The repair project set in motion a chain of unforeseen problems and blunders leading up to the Sept. 9 explosion that killed eight people and destroyed 38 homes, records released by the National Transportation Safety Board show.
Electricity was cut off to equipment that controls gas pressure in the Peninsula pipelines, two backup power supplies failed to work and critical communications between PG&E's gas control center in San Francisco and the Milpitas control station were lost, the records show.
When the power was cut to the control station in Milpitas, a system set up by PG&E automatically increased pressure on all three Peninsula pipelines, including the one coursing through San Bruno, according to PG&E employees interviewed by the safety board. The federal agency is investigating what caused the explosion.
Through it all, operators in the San Francisco control room proved powerless to fix the problem.
"We're screwed, we're screwed," one operator said minutes before the 30-inch gas transmission line exploded.
(Excerpt) Read more at sfgate.com ...
Ping.
How did this happen under all the California Regulations.
Time to fire some people and for them to financially pay for it to those who were affected.
Affirmative Action?
Union affirmative action.
Umm, just a naive question.
Why aren’t there safety precautions in place that can prevent this from happening?
I’ve designed Hydraulic testers for a living, every one of them had EMERGENCY precautions to prevent this sort of thing from happening, yet these testers dealt with very high pressures and flow rates. Yes, if left without safety bypass valves - this was a very dangerous piece of equipment.
There is an Operational Range of pressure - then there is the HOLY S**T range where automatic safeguards SHOULD have kicked in, shut down the pumps, and bled off the pressure before something like this happened.
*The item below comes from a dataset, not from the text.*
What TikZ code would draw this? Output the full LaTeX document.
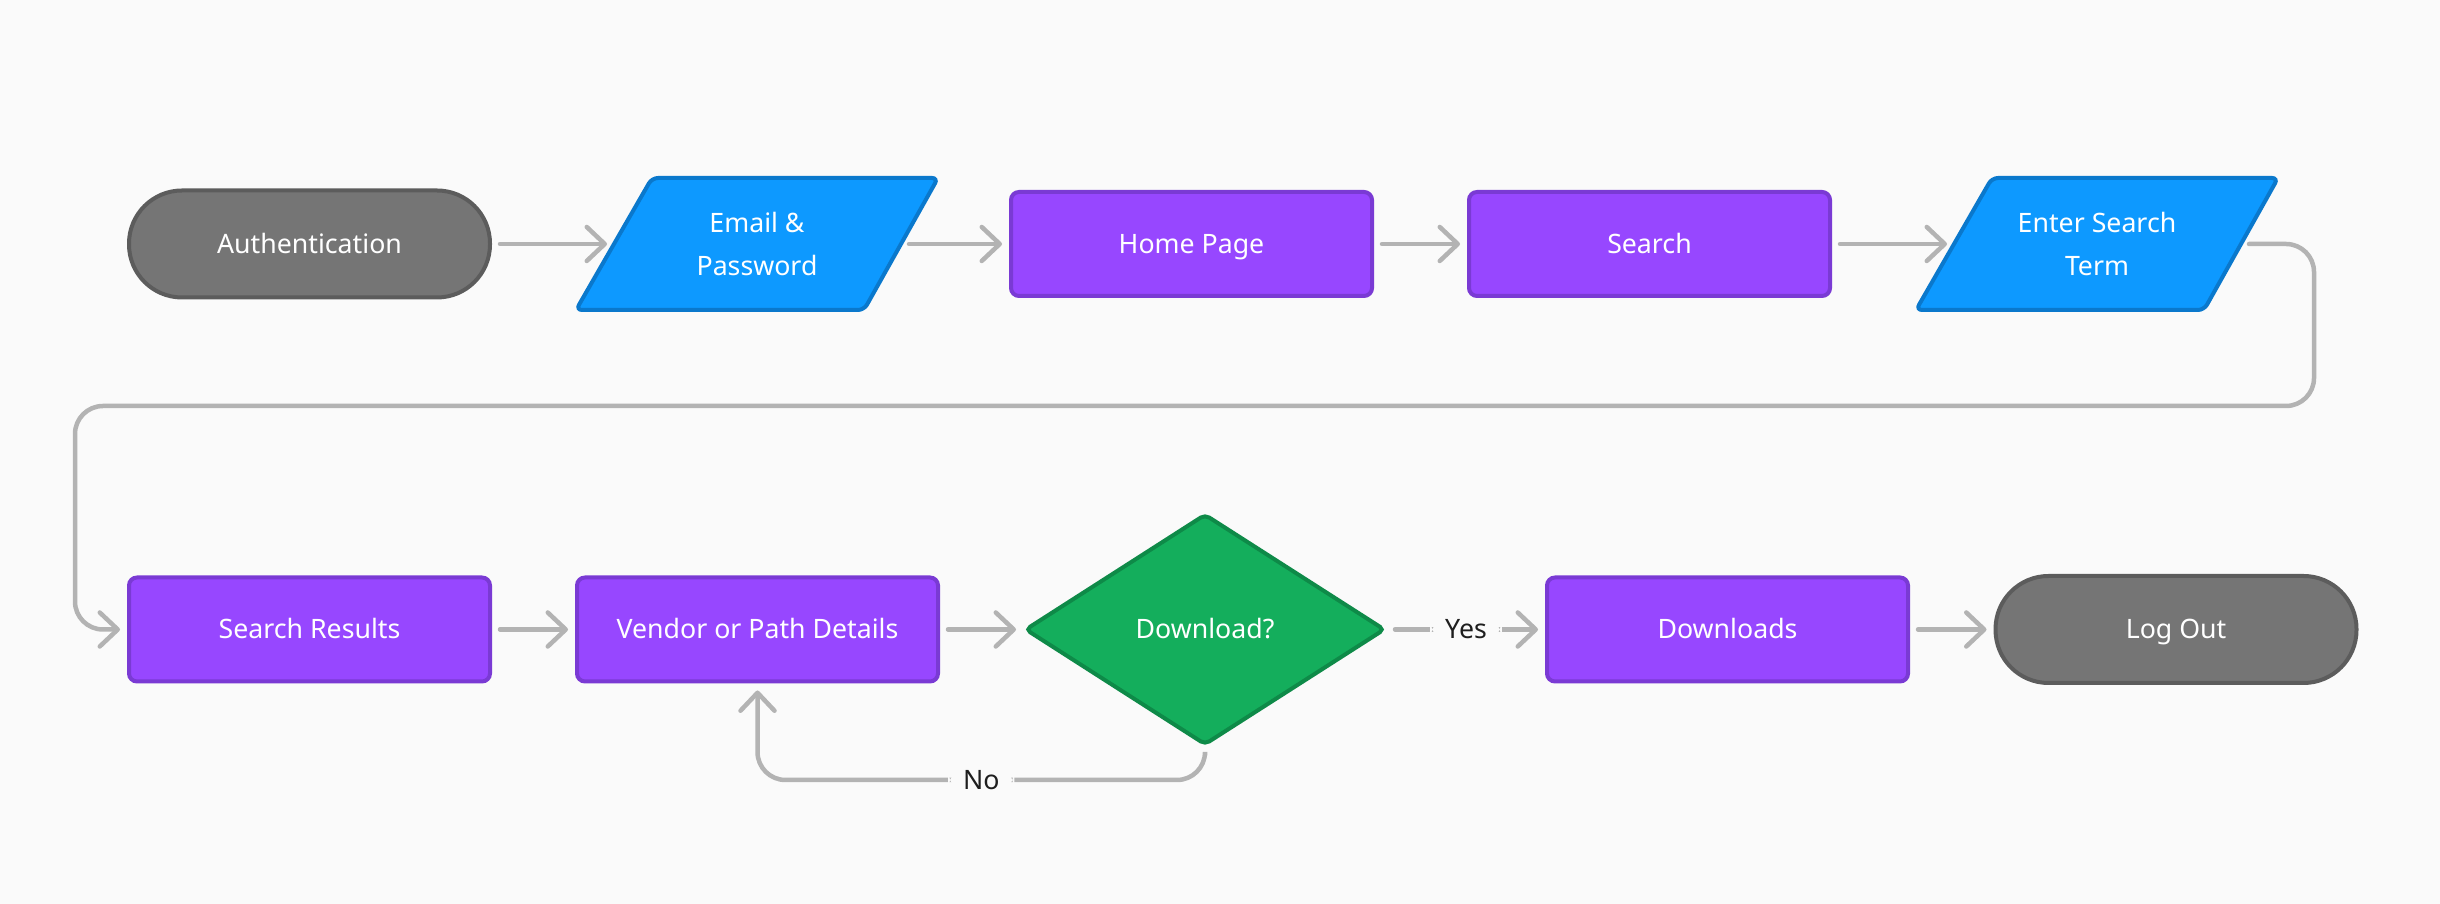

What happened to very basic safety design reviews?
An interesting fail-safe response.
Now the media often screws up this kind of reporting but will be interesting to see follow up info.
Another instance of the Pepsi Syndrome?
Looks like they need mooooore regulation /s
Nepotism is RAMPANT there. You know.
This is what happens when a repair crew isolates the pressure gauges to the regulators, which thinks the pressure is dropping when in fact it is increasing. Bad data = bad results.
But, you spilled a Coke.
Why no failsafe built into the system? If electrical power is a critical component, the absense of it should trigger a failsafe to avoid such a catastrophe.
Or am I missing something?
Union workers, probably on break.
I work for a company that does control systems for these type of operations and this is inexusable. There should have been multiple fail-safes and some method of shutting down the lines in such an emergency. It also appears a pressure sensor or sensors were reading wrong. I’d love to know who manufactured that sensor.
I agree, every safety device I have used was fully automatic. Never used a computer to respond to an emergency (computers can lock-up), never made a signal’s absense allow flow (wires get cut).
The default condition was zero flow. Things had to be perfect before flow was allowed - any failure shut the system down. The simple trick, is to make the safety system easy enough to understand, quick enough to matter, and robust enough to withstand an emergency.